The way it's described, it's not a knapsack problem at all. The knapsack problem is to maximize the total value of the items you fit into the container.

In reconciliation, you presumably want to get the best matching between transactions, which is not defined here, and in any case is a completely different problem.

Ignoring the knapsack comparison, the article doesn't describe why you'd want to check each possible combination. Assuming the individual amounts are correct, you can do each batch separately - no need to check each combination within one batch with each combination of a different batch. (And if you drop that assumption, that still won't be a sensible thing to do).

I can imagine you can have a "scoring" algorithm that gives a confidence score for a match - then if you check every combination, you can pick the combination with the best overall score. But the article doesn't actually describe anything like that.

It also doesn't describe any alternatives to "AI". For example, what about a greedy algorithm? What about alternative methods to do address comparisons?

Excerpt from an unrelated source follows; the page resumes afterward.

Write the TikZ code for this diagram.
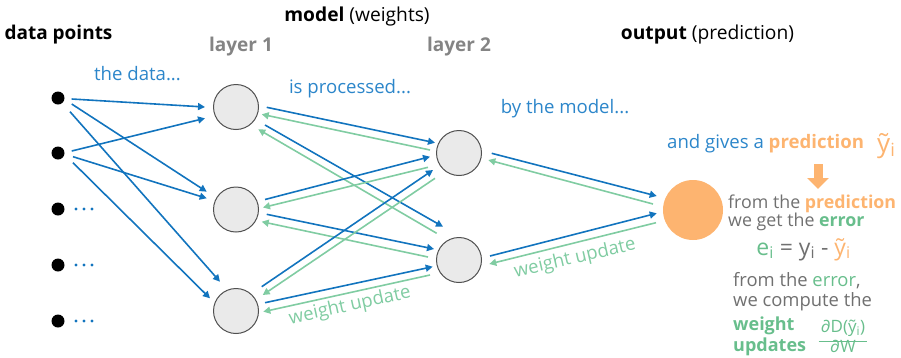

I'm sure there are issues with those, but none of that is described here.

4 comments

I like to call this Rigor Theater.

Combinatorics: Check

Algorithms: Check

Real world problem: Check

Crowbarred connection between 1-3 to show how your AI algorithm is better? Check

To your point, bank statement reconciliation (not the only kind of or even the most important type of financial reconciliation) is typically audited by scoring transactions against house financials which then buckets them into a few categories such as matched, no match, "FRAUD!", etc. Solutions to this use case (bank reco), often look more like recommendation engines as human auditors end up manually reviewing anything larger than a defined variance threshold. One area where M/L could make sense is to provide a high confidence suggestion around "FRAUD!" against a real-time stream of transaction data which I have personally worked on at a large bank-it was a long time ago (20 years) and the ROC curve wasn't impressive.

Disclaimer: OpenEnvoy provides real-time auditing & reconciliation solutions but in front of the ERP so we don't directly compete with MT.

Very good points! I was a little confused about what this article was trying to show after taking an algorithms class, but I'm glad to know that I can somewhat justify my confusion (:
If you’re in an algorithms class addressing either partial or 0/1 knapsack (or even a computation theory class getting into if and when to break out a SAT solver), listen to the professor and not anyone talking about AI.
Agreed completely. This is a fluff marketing piece with enough algorithms lingo thrown in to sneak it onto the front page of HN.